When you consider how keen the UK Government is to talk about the strength and rippling muscles of the Union, it’s odd that it dedicates so much time to trying to “save’’ it.
A few weeks ago, the latest madcap plan to “save the Union’’ was to send a few senior members of the royal family northward to live among the locals and erect Union flags under cover of darkness.
This week, there’s a new Big Idea.
It involves Ruth Davidson, naturally. Gordon Brown must be busy.
Those around Boris Johnson have floated the idea that the now-Baroness Davidson should get a another title, in a newly created role of ‘’constitutional secretary’’. This would make her a key figure in the next No campaign.
It makes sense. Ruth Davidson might have lost every election campaign she led in Scotland but she is still seen as one of the most compelling pro-Union voices that the UK Government has in its armoury.
As well as a return of the Ruth, Cabinet Ministers are reportedly urging Boris Johnson to extend the franchise of the next Scottish independence referendum to include Scots living in other parts of the UK.
There’s an assumption, backed up by polling, that those people would favour the No side in a referendum.
That must certainly be the belief of the UK Government, otherwise they wouldn’t be talking about it.
This isn’t some misty-eyed ode to democracy and the rights of Scots who live elsewhere.
Boris Johnson’s government is motivated by naked self-interest – bonus points if Boris Johnson gets to be naked while exercising those interests.
This proposal is unworkable and doomed to go the same way as all the other back-of-a-fag-packet suggestions they’ve dreamed up in recent months.
Bloody minded
It put me in mind of Jeremy Hunt during the Tory leadership contest that he lost against Boris Johnson.
When asked about the prospect of indyref2 and whether he was tough enough to stop it happening, Hunt spoke about his blood.
To be clear – nobody asked about his blood.
Nobody had mentioned or even thought about his blood before he answered: “I’ve got Welsh blood, Irish blood and spent two happy years of my childhood in Scotland. I will never allow our union to be broken up.’’
I was born in Scotland but I can’t say for sure what different nationalities are floating around in my veins. I put the heating on last week, so I know my composition can’t be 100% Scottish.
Regardless, this isn’t a complex conundrum. Everybody who lives in Scotland should get a vote in the next referendum: no ancestry checks, no creepy blood authenticity tests.
My Dad was a proud Englishman and had the tattoos to show for it. He was raised in England and lived in England before he fell in love with my mum – a Scottish woman – and moved to Scotland.
A year before he died, he voted Yes in the referendum.
Independence numbers game
Polling is a snapshot, not a prediction. Cabinet Ministers have looked at the numbers as they are now and judged that enough of the 800,000 Scots-born people who live elsewhere in the UK would vote for the Union. Certainly enough to make the accusations of shifting goalposts and underhand shenanigans worth the hassle.
But a considerable number might not.
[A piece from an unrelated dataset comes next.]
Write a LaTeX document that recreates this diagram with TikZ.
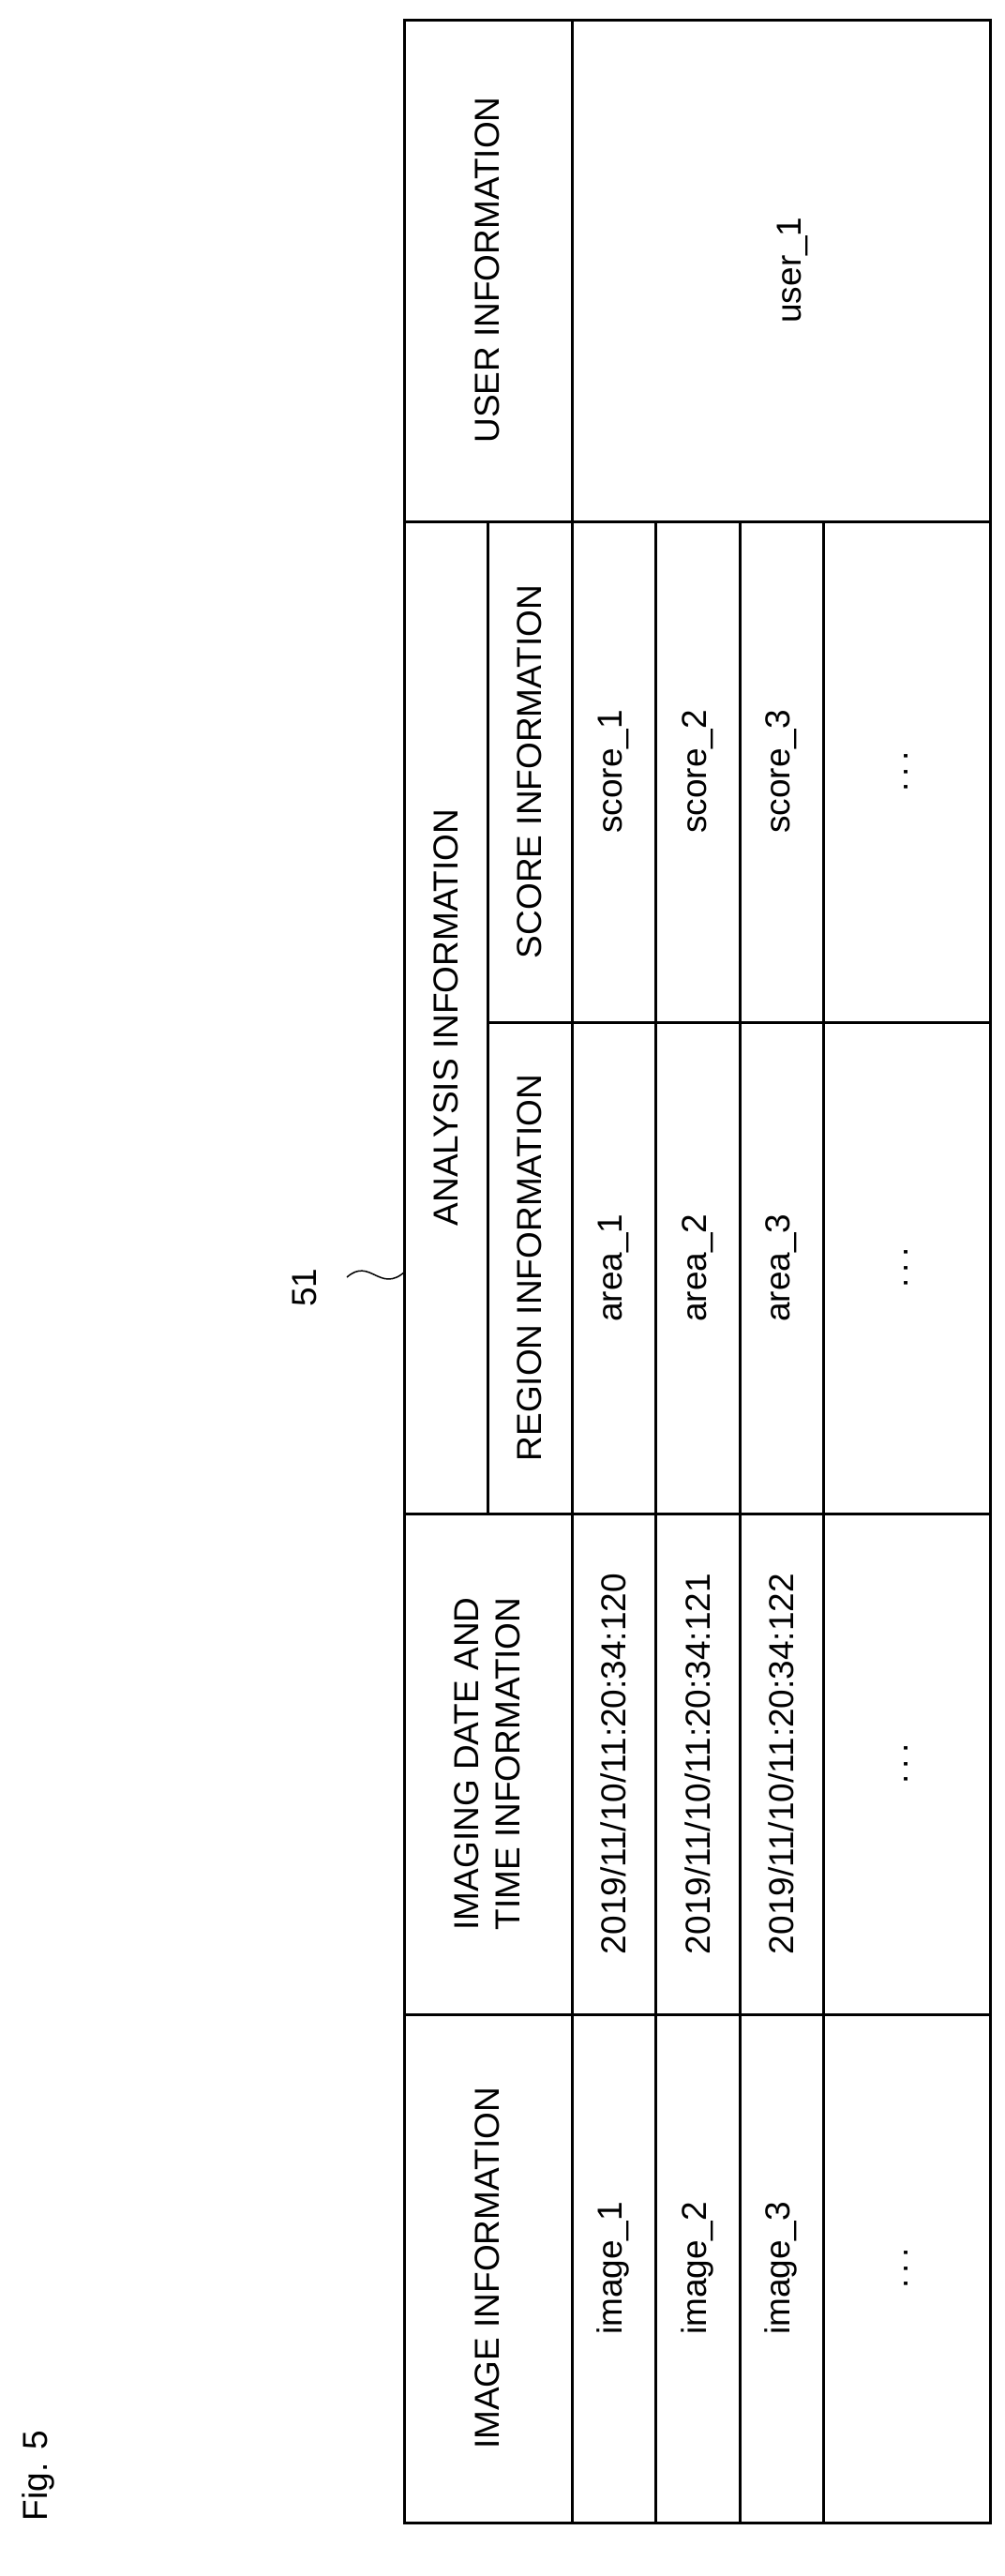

Many would surely opt to vote in a way that would land a blow on Boris Johnson, knowing that they are sheltered from the economic doom and gloom that the No campaign will warn against.
We can’t know for sure what impact including those who are unaffected by the outcome would have but it doesn’t actually matter because it’s a daft idea either way.
Yes campaigners can blame Project Fear, or they can listen to the people they need to convince and do better next time.”
There’s no shortcuts for either campaign. Attempts to game the system – by either side – will rightly be met with the derision of voters.
For those who support independence, the challenge is clear.
The 2014 Yes campaign won many hearts but it failed to win enough minds.
Many soft-No voters have since said that they would have liked to vote for independence but they didn’t feel like the big questions they had on the economy were properly answered.
Yes campaigners can blame Project Fear for that, or they can listen to the people they need to convince and do better next time around.
I voted Yes in 2014 because I think Scotland should get the government it votes for – whatever colour that may be.
Decisions about Scotland should be taken by the people who live here and are directly affected by them: Scottish, English, Polish, Irish, Indian and even voters who pronounce Primark the wrong way or the weird folk who only butter one half of a sandwich.
Of course, all this is moot for the time being. Boris Johnson won’t allow Scotland to hold another independence referendum unless he is sure the Union would emerge from it intact.
All this talk about tinkering around with the franchise betrays a lack of confidence in that being the likely outcome.